# Record excerpts
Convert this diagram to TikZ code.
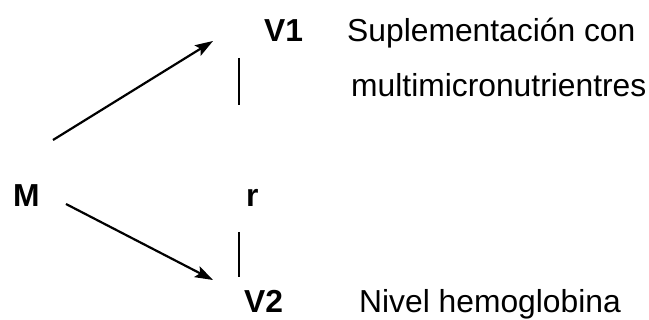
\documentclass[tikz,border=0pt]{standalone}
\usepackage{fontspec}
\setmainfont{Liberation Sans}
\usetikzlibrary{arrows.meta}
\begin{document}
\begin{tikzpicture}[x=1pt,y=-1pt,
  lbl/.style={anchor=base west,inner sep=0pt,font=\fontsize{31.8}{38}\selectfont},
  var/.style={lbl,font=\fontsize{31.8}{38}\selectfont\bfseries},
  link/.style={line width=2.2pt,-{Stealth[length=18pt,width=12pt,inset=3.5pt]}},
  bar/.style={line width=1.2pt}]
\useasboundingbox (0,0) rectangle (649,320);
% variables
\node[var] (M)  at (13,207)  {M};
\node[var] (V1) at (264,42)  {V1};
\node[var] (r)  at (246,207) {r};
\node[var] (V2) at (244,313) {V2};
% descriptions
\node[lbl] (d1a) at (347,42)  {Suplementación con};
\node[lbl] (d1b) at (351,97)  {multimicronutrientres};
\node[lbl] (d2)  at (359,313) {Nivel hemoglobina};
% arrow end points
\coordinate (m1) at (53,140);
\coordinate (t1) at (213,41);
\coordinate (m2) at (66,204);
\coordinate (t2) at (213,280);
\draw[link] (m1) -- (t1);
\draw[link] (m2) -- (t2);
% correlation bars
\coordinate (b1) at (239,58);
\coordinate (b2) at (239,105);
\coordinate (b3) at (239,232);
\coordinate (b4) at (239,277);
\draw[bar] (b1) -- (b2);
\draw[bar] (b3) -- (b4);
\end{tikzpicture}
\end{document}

==

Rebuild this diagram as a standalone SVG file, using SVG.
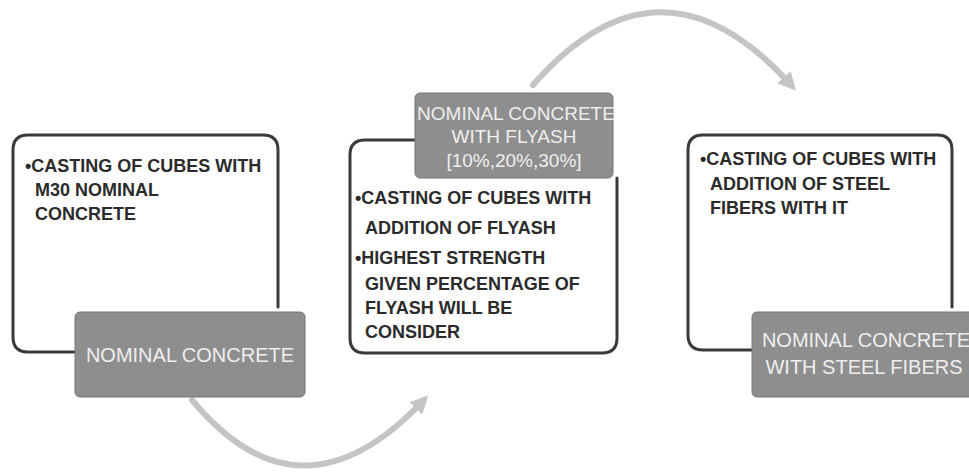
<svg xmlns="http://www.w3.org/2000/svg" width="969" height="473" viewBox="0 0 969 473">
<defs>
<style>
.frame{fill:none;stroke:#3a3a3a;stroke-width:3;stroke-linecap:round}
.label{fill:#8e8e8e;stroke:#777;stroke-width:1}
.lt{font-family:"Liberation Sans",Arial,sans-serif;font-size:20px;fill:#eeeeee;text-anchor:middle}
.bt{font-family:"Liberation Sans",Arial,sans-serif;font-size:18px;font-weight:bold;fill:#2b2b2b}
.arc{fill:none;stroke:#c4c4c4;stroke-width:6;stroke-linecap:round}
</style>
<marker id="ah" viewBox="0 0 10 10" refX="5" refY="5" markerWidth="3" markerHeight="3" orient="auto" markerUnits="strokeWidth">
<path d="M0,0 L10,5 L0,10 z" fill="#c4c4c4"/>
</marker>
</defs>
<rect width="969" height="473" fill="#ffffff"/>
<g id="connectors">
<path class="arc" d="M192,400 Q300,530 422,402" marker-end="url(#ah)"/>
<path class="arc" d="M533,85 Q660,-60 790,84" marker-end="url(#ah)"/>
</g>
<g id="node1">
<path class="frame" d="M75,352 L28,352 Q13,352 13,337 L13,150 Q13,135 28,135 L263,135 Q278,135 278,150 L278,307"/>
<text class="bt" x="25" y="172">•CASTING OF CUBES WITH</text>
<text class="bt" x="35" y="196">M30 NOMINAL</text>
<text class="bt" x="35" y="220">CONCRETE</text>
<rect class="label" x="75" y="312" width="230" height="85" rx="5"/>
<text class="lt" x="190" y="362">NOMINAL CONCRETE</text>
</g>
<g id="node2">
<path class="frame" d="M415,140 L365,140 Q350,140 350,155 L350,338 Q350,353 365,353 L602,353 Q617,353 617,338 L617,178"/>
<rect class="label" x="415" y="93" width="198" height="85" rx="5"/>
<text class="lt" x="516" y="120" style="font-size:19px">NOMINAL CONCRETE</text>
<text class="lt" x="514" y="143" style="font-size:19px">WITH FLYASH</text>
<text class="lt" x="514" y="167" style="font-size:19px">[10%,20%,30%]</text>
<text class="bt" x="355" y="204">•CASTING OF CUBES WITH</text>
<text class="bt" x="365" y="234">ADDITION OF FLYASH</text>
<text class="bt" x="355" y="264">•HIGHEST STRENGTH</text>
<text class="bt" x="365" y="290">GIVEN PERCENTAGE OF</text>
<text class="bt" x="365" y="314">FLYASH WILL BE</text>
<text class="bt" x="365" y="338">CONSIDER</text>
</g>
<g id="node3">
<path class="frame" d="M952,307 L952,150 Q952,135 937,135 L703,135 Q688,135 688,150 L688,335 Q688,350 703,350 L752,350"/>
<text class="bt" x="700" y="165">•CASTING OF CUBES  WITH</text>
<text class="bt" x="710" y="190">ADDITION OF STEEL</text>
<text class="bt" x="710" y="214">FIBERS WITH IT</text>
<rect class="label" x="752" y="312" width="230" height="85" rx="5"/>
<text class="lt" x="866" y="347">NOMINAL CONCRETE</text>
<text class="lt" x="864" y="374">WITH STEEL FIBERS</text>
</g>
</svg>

...

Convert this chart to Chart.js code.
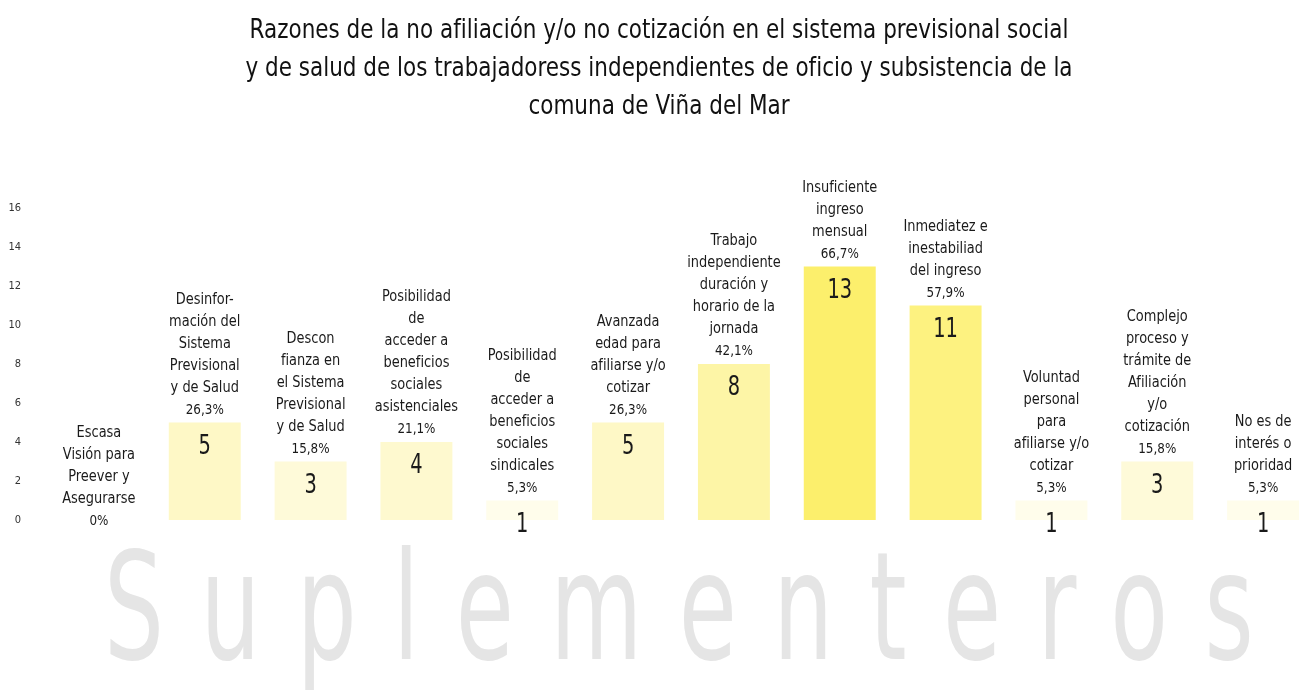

# Task instructions
Going through the entries above, tally each line that has the word "Convert". Answer with the number only.

# In response
2